The current film is one of those marvels of recovered memory and cultural detail they put out these days. In one scene, a senior British mandarin has Smiley to his own home to discuss a top secret dilemma, and I was completely distracted by his clothes: the greyish-brown wide-check sports coat over a ribbed turtleneck, the pleated slacks, the vast plastic-rimmed eyeglasses, so exactly matched the "casual" clothes of dad, my uncles, of grown men when I was little that I felt our attic had been raided, or rather, the things had been magicked back, unaged, from that decade, along with the misshapen cars with overflowing ashtrays, the pine panelling and godless wallpaper patterns. If you could bottle a decade's light, somehow the cinematographer of Tinker, Tailor, has done it, has captured the very deadened light that seemed to pervade that disappointed decade.

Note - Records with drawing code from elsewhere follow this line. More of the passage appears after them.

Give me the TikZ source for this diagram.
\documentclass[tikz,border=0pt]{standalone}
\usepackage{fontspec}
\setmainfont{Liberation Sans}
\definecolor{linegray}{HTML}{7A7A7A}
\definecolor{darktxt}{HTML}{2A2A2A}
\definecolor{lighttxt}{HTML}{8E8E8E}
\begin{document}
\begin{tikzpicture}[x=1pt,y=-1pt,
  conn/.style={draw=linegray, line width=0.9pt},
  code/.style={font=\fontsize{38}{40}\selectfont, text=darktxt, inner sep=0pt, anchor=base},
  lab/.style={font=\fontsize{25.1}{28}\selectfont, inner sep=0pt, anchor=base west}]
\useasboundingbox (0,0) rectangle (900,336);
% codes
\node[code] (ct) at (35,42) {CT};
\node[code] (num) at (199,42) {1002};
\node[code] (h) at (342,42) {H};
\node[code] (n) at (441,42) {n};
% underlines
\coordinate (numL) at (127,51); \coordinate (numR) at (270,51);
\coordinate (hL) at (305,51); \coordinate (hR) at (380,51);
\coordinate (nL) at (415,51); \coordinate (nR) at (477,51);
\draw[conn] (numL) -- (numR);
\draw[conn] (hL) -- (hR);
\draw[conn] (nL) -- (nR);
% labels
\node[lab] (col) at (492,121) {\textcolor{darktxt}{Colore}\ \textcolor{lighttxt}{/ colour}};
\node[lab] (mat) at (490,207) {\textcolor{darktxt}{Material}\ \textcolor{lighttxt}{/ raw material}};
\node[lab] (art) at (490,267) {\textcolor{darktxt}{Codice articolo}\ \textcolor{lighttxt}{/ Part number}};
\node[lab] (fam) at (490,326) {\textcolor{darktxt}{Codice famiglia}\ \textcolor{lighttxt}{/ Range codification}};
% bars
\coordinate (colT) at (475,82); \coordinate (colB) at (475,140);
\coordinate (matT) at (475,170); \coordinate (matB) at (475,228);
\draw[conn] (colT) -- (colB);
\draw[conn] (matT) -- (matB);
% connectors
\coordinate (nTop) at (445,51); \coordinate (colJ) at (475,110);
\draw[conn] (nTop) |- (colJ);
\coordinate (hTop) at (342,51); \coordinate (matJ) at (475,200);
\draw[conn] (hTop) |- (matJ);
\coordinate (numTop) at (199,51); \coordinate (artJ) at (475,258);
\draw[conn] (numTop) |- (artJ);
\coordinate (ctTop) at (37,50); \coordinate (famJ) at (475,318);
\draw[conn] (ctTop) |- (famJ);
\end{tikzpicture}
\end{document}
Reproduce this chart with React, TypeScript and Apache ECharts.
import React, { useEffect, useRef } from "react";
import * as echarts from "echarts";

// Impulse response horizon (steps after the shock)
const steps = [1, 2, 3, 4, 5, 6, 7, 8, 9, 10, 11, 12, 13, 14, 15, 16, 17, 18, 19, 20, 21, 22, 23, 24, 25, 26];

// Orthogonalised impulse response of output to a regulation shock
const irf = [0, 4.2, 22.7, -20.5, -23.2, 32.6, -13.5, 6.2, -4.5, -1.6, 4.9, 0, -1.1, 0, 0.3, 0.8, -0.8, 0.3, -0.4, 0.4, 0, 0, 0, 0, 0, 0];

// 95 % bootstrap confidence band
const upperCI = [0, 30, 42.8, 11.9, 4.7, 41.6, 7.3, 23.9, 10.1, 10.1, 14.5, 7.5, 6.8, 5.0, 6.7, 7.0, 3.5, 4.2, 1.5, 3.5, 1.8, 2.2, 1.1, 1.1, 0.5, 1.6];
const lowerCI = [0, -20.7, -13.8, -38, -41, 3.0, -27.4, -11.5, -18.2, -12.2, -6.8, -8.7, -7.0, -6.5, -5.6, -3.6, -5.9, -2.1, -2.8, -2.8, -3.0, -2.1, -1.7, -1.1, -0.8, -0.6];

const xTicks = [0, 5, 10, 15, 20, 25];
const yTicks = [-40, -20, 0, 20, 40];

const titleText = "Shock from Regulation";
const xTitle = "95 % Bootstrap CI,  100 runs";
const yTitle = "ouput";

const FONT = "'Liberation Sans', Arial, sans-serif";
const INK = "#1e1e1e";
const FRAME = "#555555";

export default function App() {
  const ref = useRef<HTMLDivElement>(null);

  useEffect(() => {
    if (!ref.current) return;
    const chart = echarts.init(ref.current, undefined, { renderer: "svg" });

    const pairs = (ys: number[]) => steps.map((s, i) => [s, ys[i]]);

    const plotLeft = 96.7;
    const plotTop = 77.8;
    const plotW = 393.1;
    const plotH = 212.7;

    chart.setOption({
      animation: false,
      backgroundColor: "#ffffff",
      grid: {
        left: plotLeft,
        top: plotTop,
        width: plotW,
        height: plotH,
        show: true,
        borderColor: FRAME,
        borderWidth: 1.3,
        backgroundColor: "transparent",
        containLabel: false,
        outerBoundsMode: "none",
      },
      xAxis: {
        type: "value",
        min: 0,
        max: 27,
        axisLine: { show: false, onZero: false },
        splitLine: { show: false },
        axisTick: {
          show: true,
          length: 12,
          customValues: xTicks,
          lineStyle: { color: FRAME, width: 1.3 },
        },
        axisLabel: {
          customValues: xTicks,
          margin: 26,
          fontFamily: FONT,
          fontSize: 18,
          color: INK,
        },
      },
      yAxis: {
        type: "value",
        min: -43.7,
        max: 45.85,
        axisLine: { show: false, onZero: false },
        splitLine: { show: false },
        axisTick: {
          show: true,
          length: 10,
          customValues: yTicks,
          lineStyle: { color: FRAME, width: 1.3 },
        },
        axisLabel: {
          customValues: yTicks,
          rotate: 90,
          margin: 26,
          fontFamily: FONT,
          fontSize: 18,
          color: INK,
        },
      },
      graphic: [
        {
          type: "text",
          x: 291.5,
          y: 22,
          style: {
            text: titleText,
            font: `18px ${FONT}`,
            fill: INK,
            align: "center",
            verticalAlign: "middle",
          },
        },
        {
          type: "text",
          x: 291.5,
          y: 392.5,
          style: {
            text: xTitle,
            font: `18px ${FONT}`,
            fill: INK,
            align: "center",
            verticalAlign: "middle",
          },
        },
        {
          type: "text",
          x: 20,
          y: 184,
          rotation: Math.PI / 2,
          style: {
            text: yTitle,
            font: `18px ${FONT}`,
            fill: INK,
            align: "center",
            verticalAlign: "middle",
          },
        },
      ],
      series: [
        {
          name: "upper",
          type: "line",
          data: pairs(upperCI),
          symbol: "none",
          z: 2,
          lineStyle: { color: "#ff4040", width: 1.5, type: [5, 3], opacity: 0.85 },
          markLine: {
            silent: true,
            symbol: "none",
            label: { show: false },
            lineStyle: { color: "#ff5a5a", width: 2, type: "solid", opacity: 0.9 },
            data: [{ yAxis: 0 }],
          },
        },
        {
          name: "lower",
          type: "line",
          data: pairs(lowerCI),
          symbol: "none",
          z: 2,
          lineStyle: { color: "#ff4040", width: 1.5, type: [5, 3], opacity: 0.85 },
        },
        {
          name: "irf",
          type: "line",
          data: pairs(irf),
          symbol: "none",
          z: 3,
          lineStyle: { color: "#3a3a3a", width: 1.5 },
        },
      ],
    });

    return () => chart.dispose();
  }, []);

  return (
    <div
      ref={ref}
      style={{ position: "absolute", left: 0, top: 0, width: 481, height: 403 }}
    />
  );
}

There are other things to say about the movie. How the cast is an amazing shiny present to all of us who ever consumed far too much of the British Isles' videography, a cast that will send you zooming between then (John Hurt in Crime and Punishment, Nineteen Eighty Four, Alien) and now (Benedict Cumberbatch in Sherlock and Tom Hardy in Inception and Cieran Hinds in Rome and Colin Firth from, well, everything) with Gary Oldman the tall, gaunt, unshockable link across the decades. How long, how far, from Gary as Sid Vicious in Sid and Nancy and as Joe Orton and Dracula, to Gary Oldman as the weary defender of a British entrenched order whose best case is that it's just a little less ugly then its enemies.
And you could say a lot, watching this cold-hearted, tense and grey-skied Cold War drama, about how we, the West, replaced one game with another, one war with another, one set of enemies with another.
But I'm not actually as ready to talk about that political story, as I am about the pleasures of recovered memory, of story rebooted and rewoven. I don't know how many other people out there would find a potent temporal tunnel between 1979 and now on the dusty wings of a half-forgotten spy drama, but if you do: let's drink (something horrible and heavily advertised--remember TV liquor ads?) to spies like us, then and now.